2)Using half angle formula to convert the expression in terms of tan but I get 2 terms in the integration of which I'm unable to integrate 1 term because I can't seem to be able to make a suitable substitution.
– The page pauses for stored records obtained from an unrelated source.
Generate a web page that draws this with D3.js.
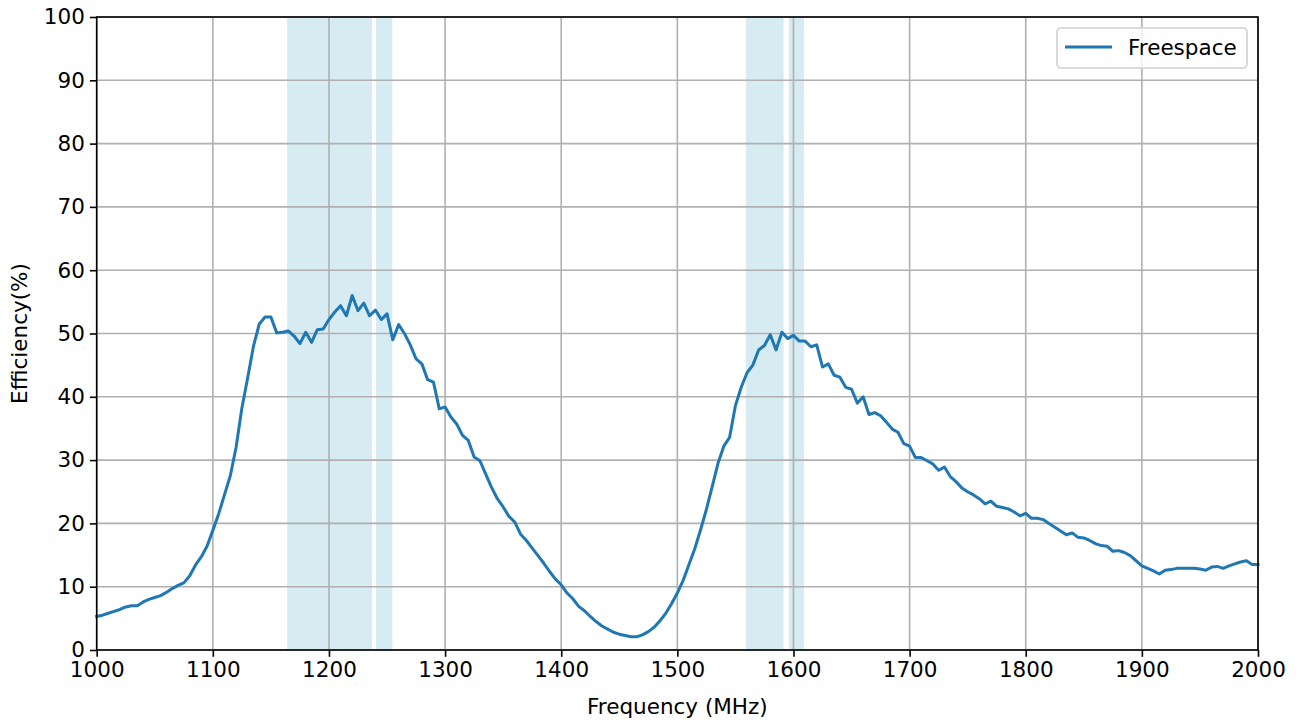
<!DOCTYPE html>
<html><head><meta charset="utf-8">
<script src="https://cdn.jsdelivr.net/npm/d3@7"></script>
<style>body{margin:0;background:#fff;} svg{display:block;font-family:"DejaVu Sans",sans-serif;}</style>
</head><body>
<svg id="c" width="1299" height="722"></svg>
<script>
const freqStart = 1000, freqStep = 5;
const efficiency = [
5.3,5.5,5.8,6.1,6.4,6.8,7.0,7.0,7.6,8.0,
8.3,8.6,9.1,9.7,10.2,10.6,11.7,13.4,14.7,16.4,
18.9,21.5,24.5,27.5,32.0,38.2,43.0,48.0,51.5,52.6,
52.6,50.1,50.2,50.4,49.6,48.4,50.2,48.6,50.6,50.7,
52.2,53.4,54.4,52.8,56.0,53.6,54.8,52.8,53.7,52.2,
53.1,49.0,51.4,50.0,48.2,46.0,45.2,42.7,42.3,38.1,
38.4,36.8,35.7,33.9,33.1,30.5,29.9,27.8,25.7,23.9,
22.6,21.1,20.2,18.3,17.3,16.1,14.9,13.7,12.4,11.2,
10.3,9.0,8.1,6.9,6.2,5.3,4.5,3.8,3.3,2.8,
2.5,2.3,2.1,2.1,2.4,2.9,3.6,4.6,5.8,7.3,
9.0,11.0,13.5,16.0,19.0,22.2,25.8,29.5,32.2,33.6,
38.6,41.5,43.8,45.0,47.4,48.1,49.8,47.4,50.2,49.2,
49.7,48.8,48.8,47.9,48.2,44.7,45.2,43.4,43.1,41.5,
41.2,39.0,40.0,37.2,37.5,37.0,36.0,34.9,34.4,32.6,
32.2,30.4,30.4,29.9,29.4,28.4,28.9,27.4,26.6,25.6,
25.0,24.5,23.9,23.1,23.5,22.7,22.5,22.3,21.8,21.2,
21.6,20.8,20.8,20.6,20.0,19.4,18.8,18.2,18.5,17.8,
17.7,17.3,16.8,16.5,16.4,15.6,15.7,15.4,14.9,14.1,
13.3,12.9,12.5,12.0,12.6,12.7,12.9,12.9,12.9,12.9,
12.8,12.6,13.1,13.2,12.9,13.3,13.6,13.9,14.1,13.5,
13.5];
const bands = [[1164,1237],[1240.5,1254.6],[1559,1591.5],[1596,1609]];
const xTicks = [1000,1100,1200,1300,1400,1500,1600,1700,1800,1900,2000];
const yTicks = [0,10,20,30,40,50,60,70,80,90,100];
const seriesName = "Freespace";

const data = efficiency.map((v,i)=>({f:freqStart+i*freqStep, v}));
const L=96.7, R=1258, T=17, B=650;
const svg = d3.select("#c");
const x = d3.scaleLinear().domain([1000,2000]).range([L,R]);
const y = d3.scaleLinear().domain([0,100]).range([B,T]);

svg.append("g").selectAll("rect").data(bands).join("rect")
  .attr("x",d=>x(d[0])).attr("width",d=>x(d[1])-x(d[0]))
  .attr("y",T).attr("height",B-T).attr("fill","rgb(214,235,242)");

const grid = svg.append("g").attr("stroke","#b0b0b0").attr("stroke-width",1.6);
grid.selectAll("line.vx").data(xTicks).join("line")
  .attr("x1",d=>x(d)).attr("x2",d=>x(d)).attr("y1",T).attr("y2",B);
grid.selectAll("line.hy").data(yTicks).join("line")
  .attr("y1",d=>y(d)).attr("y2",d=>y(d)).attr("x1",L).attr("x2",R);

svg.append("path").datum(data)
  .attr("fill","none").attr("stroke","#1f77b4").attr("stroke-width",3)
  .attr("stroke-linejoin","round").attr("stroke-linecap","square")
  .attr("d",d3.line().x(d=>x(d.f)).y(d=>y(d.v)));

const fs = 21.5;
const xAxis = svg.append("g").attr("transform",`translate(0,${B})`)
  .call(d3.axisBottom(x).tickValues(xTicks).tickFormat(d3.format("d")).tickSize(6.8).tickPadding(5));
const yAxis = svg.append("g").attr("transform",`translate(${L},0)`)
  .call(d3.axisLeft(y).tickValues(yTicks).tickFormat(d3.format("d")).tickSize(6.8).tickPadding(5));
[xAxis,yAxis].forEach(a=>{
  a.select(".domain").remove();
  a.selectAll("line").attr("stroke","#000").attr("stroke-width",1.6);
  a.selectAll("text").attr("font-size",fs).attr("fill","#000").attr("font-family","DejaVu Sans");
});
svg.append("rect").attr("x",L).attr("y",T).attr("width",R-L).attr("height",B-T)
  .attr("fill","none").attr("stroke","#000").attr("stroke-width",1.6);

svg.append("text").attr("x",(L+R)/2).attr("y",714).attr("text-anchor","middle")
  .attr("font-size",fs).text("Frequency (MHz)");
svg.append("text").attr("transform",`translate(27,${(T+B)/2}) rotate(-90)`)
  .attr("text-anchor","middle").attr("font-size",fs).text("Efficiency(%)");

const lg = svg.append("g");
lg.append("rect").attr("x",1057).attr("y",28).attr("width",190).attr("height",40).attr("rx",4)
  .attr("fill","rgba(255,255,255,0.8)").attr("stroke","#d0d0d0").attr("stroke-width",1.6);
lg.append("line").attr("x1",1065).attr("x2",1112).attr("y1",47).attr("y2",47)
  .attr("stroke","#1f77b4").attr("stroke-width",3);
lg.append("text").attr("x",1128).attr("y",55).attr("font-size",fs).text(seriesName);
</script>
</body></html>
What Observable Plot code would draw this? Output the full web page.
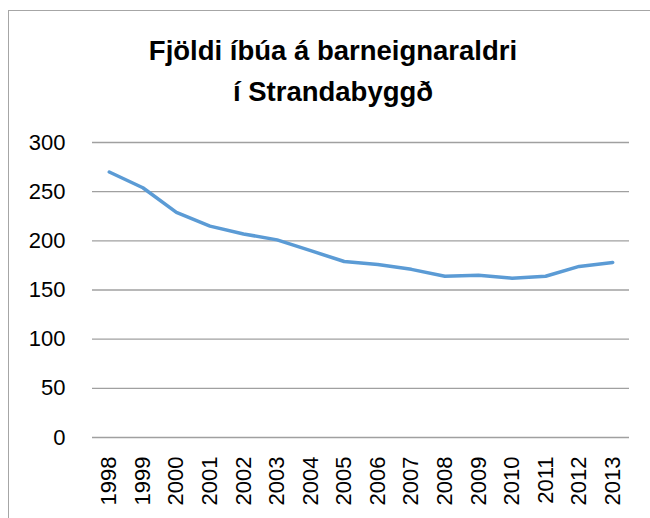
<!DOCTYPE html>
<html>
<head>
<meta charset="utf-8">
<script src="https://cdn.jsdelivr.net/npm/d3@7"></script>
<script src="https://cdn.jsdelivr.net/npm/@observablehq/plot@0.6"></script>
<style>
  html, body { margin: 0; padding: 0; background: #fff; }
  #wrap { position: relative; width: 650px; height: 518px; overflow: hidden; background: #fff; }
  #frame { position: absolute; left: 8px; top: 10px; width: 700px; height: 600px; border: 1.5px solid #a6a6a6; box-sizing: border-box; }
  #title { position: absolute; left: 83px; width: 500px; top: 30px; text-align: center;
           font-family: "Liberation Sans", Arial, sans-serif; font-weight: bold; font-size: 27.5px; line-height: 41px; color: #000; }
  #chart { position: absolute; left: 0; top: 0; }
</style>
</head>
<body>
<div id="wrap">
  <div id="frame"></div>
  <div id="chart"></div>
  <div id="title">Fjöldi íbúa á barneignaraldri<br>í Strandabyggð</div>
</div>
<script>
const years = ["1998","1999","2000","2001","2002","2003","2004","2005","2006","2007","2008","2009","2010","2011","2012","2013"];
const residents = [270, 254, 229, 215, 207, 201, 190, 179, 176, 171, 164, 165, 162, 164, 174, 178];
const yTicks = [0, 50, 100, 150, 200, 250, 300];

const data = years.map((y, i) => ({year: y, value: residents[i]}));

const chart = Plot.plot({
  width: 650,
  height: 518,
  marginLeft: 92,
  marginRight: 21,
  marginTop: 142,
  marginBottom: 81,
  style: {fontFamily: "'Liberation Sans', Arial, sans-serif", fontSize: "22px", color: "#000", background: "transparent"},
  x: {type: "point", domain: years, padding: 0.5, round: false, label: null},
  y: {domain: [0, 300], ticks: yTicks, label: null},
  marks: [
    Plot.ruleY(yTicks, {stroke: "#a0a0a0", strokeWidth: 1.3}),
    Plot.axisY({ticks: yTicks, tickSize: 0, tickPadding: 27, label: null, fontSize: 22}),
    Plot.axisX({tickSize: 0, tickPadding: 19, tickRotate: -90, label: null, fontSize: 22}),
    Plot.line(data, {x: "year", y: "value", stroke: "#5b9bd5", strokeWidth: 3.5, strokeLinejoin: "round", strokeLinecap: "round"})
  ]
});
document.getElementById("chart").appendChild(chart);
</script>
</body>
</html>
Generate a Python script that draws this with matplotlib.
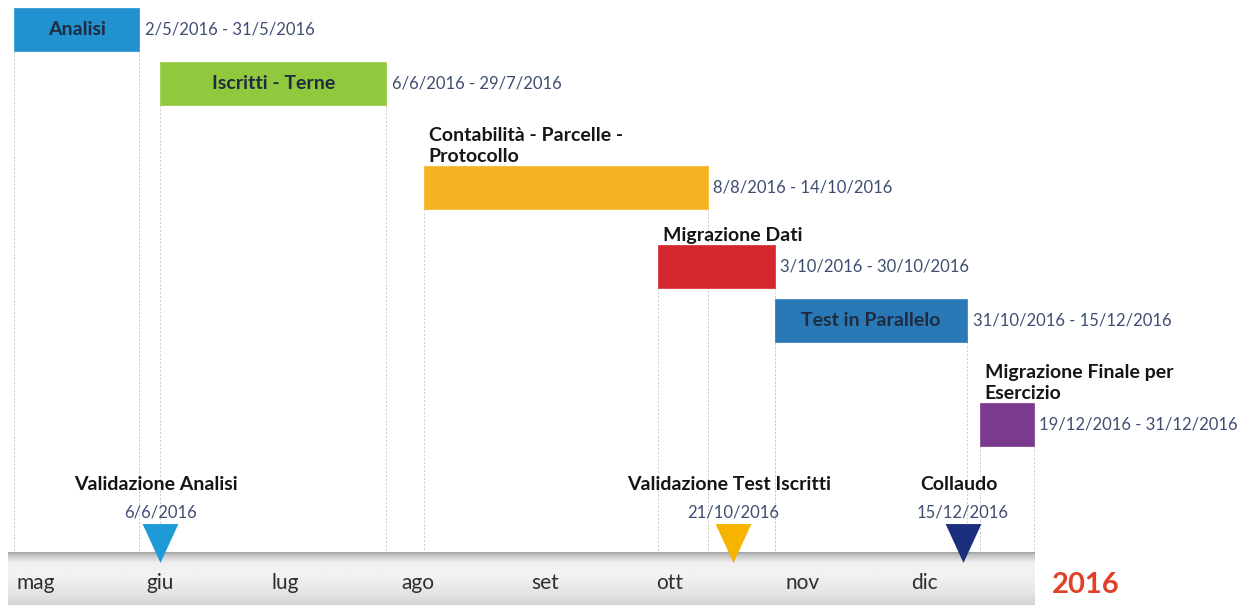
#Timeline of project phases and milestones (2016)

import datetime as dt
import numpy as np
import matplotlib
matplotlib.use("Agg")
import matplotlib.pyplot as plt
import matplotlib.dates as mdates

plt.rcParams['font.family'] = ['Lato', 'DejaVu Sans']

# phases
phase_names = ["Analisi", "Iscritti - Terne", "Contabilità - Parcelle -\nProtocollo",
               "Migrazione Dati", "Test in Parallelo", "Migrazione Finale per\nEsercizio"]
phase_start = ["2016-05-02", "2016-06-06", "2016-08-08", "2016-10-03", "2016-10-31", "2016-12-19"]
phase_end = ["2016-05-31", "2016-07-29", "2016-10-14", "2016-10-30", "2016-12-15", "2016-12-31"]
phase_labels = ["2/5/2016 - 31/5/2016", "6/6/2016 - 29/7/2016", "8/8/2016 - 14/10/2016",
                "3/10/2016 - 30/10/2016", "31/10/2016 - 15/12/2016", "19/12/2016 - 31/12/2016"]
label_inside = [True, True, False, False, True, False]
phase_colors = ["#2191cf", "#92c83e", "#f5b321", "#d4282e", "#2a79b7", "#7c3a8e"]

# milestones
ms_names = ["Validazione Analisi", "Validazione Test Iscritti", "Collaudo"]
ms_dates = ["2016-06-06", "2016-10-21", "2016-12-15"]
ms_labels = ["6/6/2016", "21/10/2016", "15/12/2016"]
ms_colors = ["#1e9bd7", "#f6b400", "#1b2f7e"]

months = ["mag", "giu", "lug", "ago", "set", "ott", "nov", "dic"]
month_start = ["2016-05-01", "2016-06-01", "2016-07-01", "2016-08-01",
               "2016-09-01", "2016-10-01", "2016-11-01", "2016-12-01"]
year_label = "2016"


def d(s):
    return mdates.date2num(dt.datetime.strptime(s, "%Y-%m-%d"))


W, H = 1250, 612
fig = plt.figure(figsize=(W / 100, H / 100), dpi=100)
ax = fig.add_axes([0, 0, 1, 1])
ax.set_axis_off()

px_per_day = 4.18
x_left = d("2016-05-02") - 14 / px_per_day
x_right = x_left + W / px_per_day

date_col = "#3f4d72"
text_col = "#1f2c40"
line_top = 552  # top of the timeline strip (pixel rows, y axis inverted)

# timeline strip with a soft gradient
t0 = d("2016-05-01") - 0.5
t1 = d("2017-01-01")
pos = np.linspace(0, 1, 100)
grad = np.interp(pos, [0, 0.05, 0.2, 0.45, 0.8, 1], [0.63, 0.76, 0.94, 0.95, 0.89, 0.83])
ax.imshow(grad.reshape(-1, 1), cmap="gray", vmin=0, vmax=1, aspect="auto",
          extent=[t0, t1, 605, line_top], origin="upper", zorder=1)

# phases: rows stacked from the top, extra room when the label is above the bar
bar_h = 43
top = 8
for i in range(len(phase_names)):
    nlines = 0 if label_inside[i] else phase_names[i].count("\n") + 1
    top = top + nlines * 25
    s = d(phase_start[i])
    e = d(phase_end[i]) + 1
    ax.barh(top + bar_h / 2, e - s, left=s, height=bar_h, color=phase_colors[i],
            edgecolor=phase_colors[i], linewidth=0.5, zorder=3)
    # dotted guides down to the timeline
    for xx in (s, e):
        ax.plot([xx, xx], [top + bar_h, line_top], color="#cacaca", lw=0.7,
                linestyle=(0, (2, 2)), zorder=0)
    if label_inside[i]:
        ax.text((s + e) / 2, top + bar_h / 2, phase_names[i], ha="center", va="center",
                fontsize=14, fontweight="bold", color=text_col, zorder=4)
    else:
        ax.text(s + 1.2, top - 1, phase_names[i], ha="left", va="bottom",
                fontsize=14, fontweight="bold", color="#151515", linespacing=1.32, zorder=4)
    ax.annotate(phase_labels[i], (e, top + bar_h / 2), xytext=(4, 0), textcoords="offset points",
                ha="left", va="center", fontsize=12, color=date_col, zorder=4)
    top = top + bar_h + 11

# milestones: tall downward triangles sitting on the strip
tri = [(-0.92, 1), (0.92, 1), (0, -1)]
for i in range(len(ms_names)):
    x = d(ms_dates[i])
    ax.plot([x], [543], marker=tri, markersize=28, color=ms_colors[i],
            markeredgewidth=0, zorder=5)
    ax.text(x, 513, ms_labels[i], ha="center", va="center", fontsize=12,
            color=date_col, zorder=4)
    ax.text(x - 1, 485, ms_names[i], ha="center", va="center", fontsize=14,
            fontweight="bold", color="#151515", zorder=4)

# month names on the strip
for m, ms in zip(months, month_start):
    ax.annotate(m, (d(ms), 583), xytext=(5, 0), textcoords="offset points",
                ha="left", va="center", fontsize=15, color="#2e2e2e", zorder=4)

ax.text(d("2016-12-31") + 13.5, 585, year_label, ha="center", va="center", fontsize=21,
        fontweight="bold", color="#e0402a", zorder=4)

ax.set_xlim(x_left, x_right)
ax.set_ylim(H, 0)

fig.savefig("out.png", dpi=100, facecolor="white")
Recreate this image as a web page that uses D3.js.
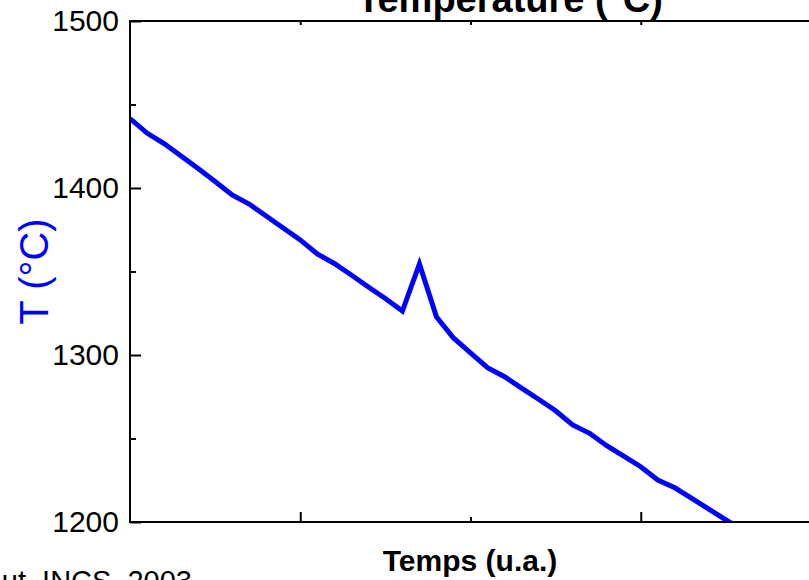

3)Dividing throughout by $$\cos^2 x$$

Hint. A standard trick is to consider $$I=\int\frac{sin x}{\sin x-5\cos x}dx,\quad J=\int\frac{cos x}{\sin x-5\cos x}dx$$ then one may observe that $$I-5J=\int dx=\color{red}?,\qquad 5I+J=\int\frac{(\sin x-5\cos x)'}{\sin x-5\cos x}dx=\color{red}?$$Hope you can take it from here.

Use:

$$3 \cos x = \lambda (2\sin x - 5\cos x) + \mu(2\cos x + 5 \sin x)$$

Putting $$x = 0$$ and $$x = \pi/2$$ and solving the two equations we get:

$$\lambda = -\dfrac {15}{29}$$ and $$\mu = \dfrac 6{29}$$

So we have:

$$\int \frac {3\cos x}{(2\sin x-5\cos x)}\,dx \\ = \int \dfrac{\lambda(2\sin x - 5 \cos x)+ \mu(2\cos x + 5 \sin x)}{2\sin x - 5 \cos x} \\ = \int \lambda dx + \mu\int \dfrac{2\cos x+ 5\sin x}{2 \sin x - 5 \cos x}dx \\ =\lambda x + \mu \ln (2\sin x - 5\cos x) + c = -\dfrac{15}{29} x + \dfrac{6}{29} \ln (2\sin x - 5\cos x) + c$$

Hint:

By shifting the argument, you can turn the denominator to $$\sqrt{29}\cos x$$. Then the numerator becomes of the form $$a\cos x+b\sin x$$, and the fraction is easy to integrate.